The company’s future lies in building on its cultural heritage, rather than disrupting it: “Which means, Goebl concludes, “respecting the classics – many of which are still relevant, while others need to be adapted for contemporary use, while others still are no longer timely – but also developing new products with designers who share the approach of the Aaltos. And in times and ways that respect the size of the company and the longevity of the collection.”
by Valentina Croci
Aalto’s Laboratory
Alvar Aalto designed his ‘paradise’ for working in 1954 in Helsinki, in the very green oasis of Munkkiniemi, a ten-minute walk from his home, his second ‘paradise’ for family life (1935/1936). Behind every design effort there was the “desire to demonstrate that it is possible for man to construct a paradise on earth… and that this is the sole purpose of our homes,” he remarked in a famous lecture given in Malmö in 1957, entitled “The Paradise of the Architect.”
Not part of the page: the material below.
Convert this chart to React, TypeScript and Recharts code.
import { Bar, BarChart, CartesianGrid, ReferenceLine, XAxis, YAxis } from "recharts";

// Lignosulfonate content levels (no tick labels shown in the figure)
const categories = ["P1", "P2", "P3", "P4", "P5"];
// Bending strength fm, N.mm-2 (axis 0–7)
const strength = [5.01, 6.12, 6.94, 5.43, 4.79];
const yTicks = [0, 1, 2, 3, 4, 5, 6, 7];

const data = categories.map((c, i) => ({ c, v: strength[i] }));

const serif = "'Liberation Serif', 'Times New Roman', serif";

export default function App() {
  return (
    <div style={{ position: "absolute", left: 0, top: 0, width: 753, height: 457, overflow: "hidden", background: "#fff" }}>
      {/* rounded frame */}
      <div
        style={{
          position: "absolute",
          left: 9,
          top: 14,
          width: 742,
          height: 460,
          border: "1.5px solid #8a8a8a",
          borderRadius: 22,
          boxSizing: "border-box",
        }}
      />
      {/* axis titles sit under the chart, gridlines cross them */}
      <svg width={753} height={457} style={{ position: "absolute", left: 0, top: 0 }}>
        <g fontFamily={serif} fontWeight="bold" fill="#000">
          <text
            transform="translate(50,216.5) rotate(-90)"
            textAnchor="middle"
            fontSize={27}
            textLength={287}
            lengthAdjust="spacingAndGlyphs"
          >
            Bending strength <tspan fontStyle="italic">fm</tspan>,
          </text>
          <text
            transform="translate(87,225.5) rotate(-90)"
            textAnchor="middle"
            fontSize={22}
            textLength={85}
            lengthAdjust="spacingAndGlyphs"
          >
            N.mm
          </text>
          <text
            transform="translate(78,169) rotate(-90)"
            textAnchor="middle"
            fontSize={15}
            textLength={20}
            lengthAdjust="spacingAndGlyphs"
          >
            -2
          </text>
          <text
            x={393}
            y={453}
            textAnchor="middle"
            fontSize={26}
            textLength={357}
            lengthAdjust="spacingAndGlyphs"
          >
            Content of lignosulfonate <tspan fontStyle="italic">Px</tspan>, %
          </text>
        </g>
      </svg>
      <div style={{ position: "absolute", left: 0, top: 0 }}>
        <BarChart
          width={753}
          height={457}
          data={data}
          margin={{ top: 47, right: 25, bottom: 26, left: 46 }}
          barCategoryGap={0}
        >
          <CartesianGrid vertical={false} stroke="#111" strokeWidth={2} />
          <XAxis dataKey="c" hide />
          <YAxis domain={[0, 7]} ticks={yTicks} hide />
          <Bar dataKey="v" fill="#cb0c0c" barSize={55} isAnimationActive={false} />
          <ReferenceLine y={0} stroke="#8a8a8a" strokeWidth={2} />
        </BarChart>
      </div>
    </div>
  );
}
Today as in the past, that harmony of living can immediately be sensed upon entering the studio of the great Finnish master: a place made of light, nature and design, which transcends the mere concept of geometric space. “Here Alvar Aalto studied every detail, not just in functional terms, but also sensorial and emotional terms,” says Annukka Pakarinen of the Alvar Aalto Foundation, leading us through the very luminous rooms of the studio during a special tour organized for Helsinki Design Week (8/11 September 2015).
She shows us the favorite places (and furnishings) of Aalto for working: a pale table with an armchair in curved wood and leather, in front of a large window on the first floor overlooking the greenery of the garden; a corner bench in the dining room on ground level, with a view of the tables where friends and staff took their meals, to be able to chat with everyone but also to peer outside, through the foliage; the small outdoor theater, with steps cut into the lawn, looking towards the pale outer wall of the building, which could be transformed into a screen for showing photographs and films; or the small meeting room where models and drawings are magically lit by a blade of light cut into the ceiling.
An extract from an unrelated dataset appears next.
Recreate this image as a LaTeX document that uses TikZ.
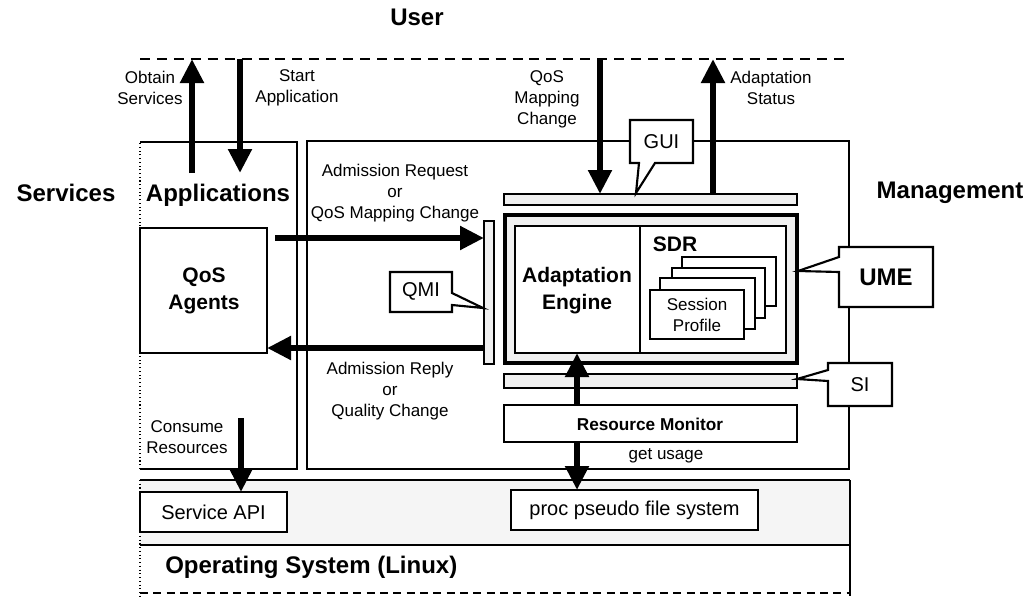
\documentclass[tikz,border=0pt]{standalone}
\usepackage{fontspec}
\setmainfont{Liberation Sans}
\usetikzlibrary{arrows.meta,fit}

% type sizes
\newcommand{\fBig}{\fontsize{18pt}{21pt}\selectfont\bfseries}
\newcommand{\fMid}{\fontsize{15.75pt}{20.25pt}\selectfont\bfseries}
\newcommand{\fBox}{\fontsize{15pt}{18pt}\selectfont}
\newcommand{\fLab}{\fontsize{12.75pt}{15.8pt}\selectfont}
\newcommand{\fMon}{\fontsize{12.9pt}{15pt}\selectfont\bfseries}

\tikzset{
  thinline/.style={line width=1.6pt},
  plain/.style={inner sep=0pt, outer sep=0pt},
  boxnode/.style={plain, draw, thinline, fill=white},
  stipple/.style={fill=black!6},
  bigarrow/.style={line width=4.6pt, -{Triangle[length=18pt,width=17pt]}},
  callout/.style={draw, thinline, fill=white, line join=miter},
  lab/.style={font=\fLab, align=center, inner sep=0pt},
  txt/.style={align=center, inner sep=0pt},
  userline/.style={line width=2.2pt, dash pattern=on 7.5pt off 5.2pt},
}

\begin{document}
\begin{tikzpicture}[x=0.75pt, y=-0.75pt]
\useasboundingbox (0,0) rectangle (1031,596);
\fill[white] (0,0) rectangle (1031,596);

% ---- layer frames ----
\node[plain, fit={(307,141) (849,469)}, draw, thinline] (mgmt) {};
\node[plain, fit={(140,142) (297,469)}] (apps) {};
\draw[thinline] (apps.north west) -- (apps.north east) -- (apps.south east) -- (apps.south west);
\draw[line width=0.8pt, dotted] (apps.south west) -- (apps.north west);

% operating system with the kernel interface band
\node[plain, fit={(140,480) (850,593)}] (os) {};
\fill[black!4] (os.north west) rectangle (850,545);
\draw[line width=2.2pt] (os.north west) -- (os.north east);
\draw[thinline] (140,545) -- (850,545);
\draw[thinline] (os.north east) -- (850,596);
\draw[line width=0.8pt, dotted] (os.north west) -- (140,596);
\draw[line width=0.8pt, dash pattern=on 6pt off 4pt] (os.south west) -- (os.south east);

% ---- user boundary ----
\draw[userline] (140,59) coordinate (uleft) -- (845,59) coordinate (uright);
\coordinate (uObtain) at (192,59);
\coordinate (uStart)  at (240,59);
\coordinate (uQoS)    at (600,59);
\coordinate (uStatus) at (713,59);

% ---- titles ----
\node[font=\fBig] (user) at (417,17) {User};
\node[font=\fBig] (services) at (66,193) {Services};
\node[font=\fBig] (appl) at (218,195) {Applications};
\node[font=\fBig] (mgmtlabel) at (950,193) {Management};
\node[font=\fBig, anchor=west, inner sep=0pt] (oslabel) at (165,567) {Operating System (Linux)};

% ---- application side ----
\node[boxnode, fit={(140,228) (267,353)}] (agents) {};
\node[txt, font=\fMid] (agentsText) at (204,291) {QoS\\Agents};
\node[boxnode, fit={(140,492) (287,532)}] (svcapi) {};
\node[txt, font=\fBox] (svcapiText) at (svcapi.center) {Service API};

% ---- management side ----
\node[plain, draw, thinline, stipple, fit={(484,221) (494,364)}] (qmibar) {};
\node[plain, draw, thinline, stipple, fit={(504,194) (797,205)}] (uibar) {};
\node[plain, draw, thinline, stipple, fit={(504,374) (797,388)}] (sibar) {};

\node[plain, draw, line width=2.6pt, stipple, fit={(505,215) (797,363)}] (ume) {};
\node[boxnode, fit={(515,226) (640,353)}] (engine) {};
\node[txt, font=\fMid] (engineText) at (577,291) {Adaptation\\Engine};
\node[boxnode, fit={(640,226) (786,353)}] (sdr) {};
\node[txt, font=\fMid] (sdrText) at (675,244) {SDR};

% stacked session profiles, back to front
\node[boxnode, fit={(682,257) (776,306)}] (page4) {};
\node[boxnode, fit={(672,268) (765,318)}] (page3) {};
\node[boxnode, fit={(660,278) (755,329)}] (page2) {};
\node[boxnode, fit={(650,290) (744,339)}] (page1) {};
\node[txt, font=\fLab] (page1Text) at (697,315) {Session\\Profile};

\node[boxnode, fit={(504,405) (797,442)}] (rmon) {};
\node[txt, font=\fMon] (rmonText) at (650,424) {Resource Monitor};
\node[boxnode, fit={(511,490) (758,530)}] (proc) {};
\node[txt, font=\fBox] (procText) at (proc.center) {proc pseudo file system};

% ---- flows ----
\coordinate (obtainTail) at (192,173);
\coordinate (startTip) at (240,173);
\draw[bigarrow] (obtainTail) -- (uObtain);
\draw[bigarrow] (uStart) -- (startTip);
\draw[bigarrow] (uQoS) -- (uQoS |- uibar.north);
\draw[bigarrow] (uStatus |- uibar.north) -- (uStatus);

\coordinate (reqTail) at (275,238);
\coordinate (replyRow) at (400,348);
\draw[bigarrow] (reqTail) -- (reqTail -| qmibar.west);
\draw[bigarrow] (qmibar.west |- replyRow) -- (agents.east |- replyRow);

\coordinate (consumeTail) at (241,418);
\draw[bigarrow] (consumeTail) -- (consumeTail |- svcapi.north);

\coordinate (monCol) at (577,400);
\draw[bigarrow] (monCol |- rmon.north) -- (monCol |- engine.south);
\draw[bigarrow] (monCol |- rmon.south) -- (monCol |- proc.north);

% ---- flow labels ----
\node[lab] (lObtain) at (150,88) {Obtain\\Services};
\node[lab] (lStart) at (297,88) {Start\\Application};
\node[lab] (lQoS) at (547,99) {QoS\\Mapping\\Change};
\node[lab] (lStatus) at (771,88) {Adaptation\\Status};
\node[lab] (lReq) at (395,193) {Admission Request\\or\\QoS Mapping Change};
\node[lab] (lReply) at (390,391) {Admission Reply\\or\\Quality Change};
\node[lab] (lConsume) at (187,437) {Consume\\Resources};
\node[lab] (lUsage) at (666,456) {get usage};

% ---- interface callouts ----
\draw[callout] (630,120) -- (693,120) -- (693,163) -- (655,163) -- (636,193) -- (639,163) -- (630,163) -- cycle;
\node[txt, font=\fBox] (gui) at (661.5,141.5) {GUI};

\draw[callout] (839,247) -- (933,247) -- (933,307) -- (839,307) -- (839,272) -- (798,271) -- (839,257) -- cycle;
\node[txt, font=\fBig] (umeText) at (886,277) {UME};

\draw[callout] (828,363) -- (892,363) -- (892,406) -- (828,406) -- (828,381) -- (797,379) -- (828,370) -- cycle;
\node[txt, font=\fBox] (si) at (860,384.5) {SI};

\draw[callout] (390,272) -- (452,272) -- (452,293) -- (483,308) -- (452,305) -- (452,312) -- (390,312) -- cycle;
\node[txt, font=\fBox] (qmi) at (421,291) {QMI};
\end{tikzpicture}
\end{document}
The most surprising aspect is that the studio still seems to be inhabited. Because every piece of furniture (the whole Artek collection was born here, and tested in direct use), every single object (rulers, t-squares, pencils, rolls of tracing paper) releases a singular energy, a unique sensation, charged with emotions: in short, there are many ‘details’ in paradise, that still reveal just how new and original – and valid even today – was the research on the meaning of habitation conducted by the great Finnish architect. An extraordinary synthesis of technique, form and poetry.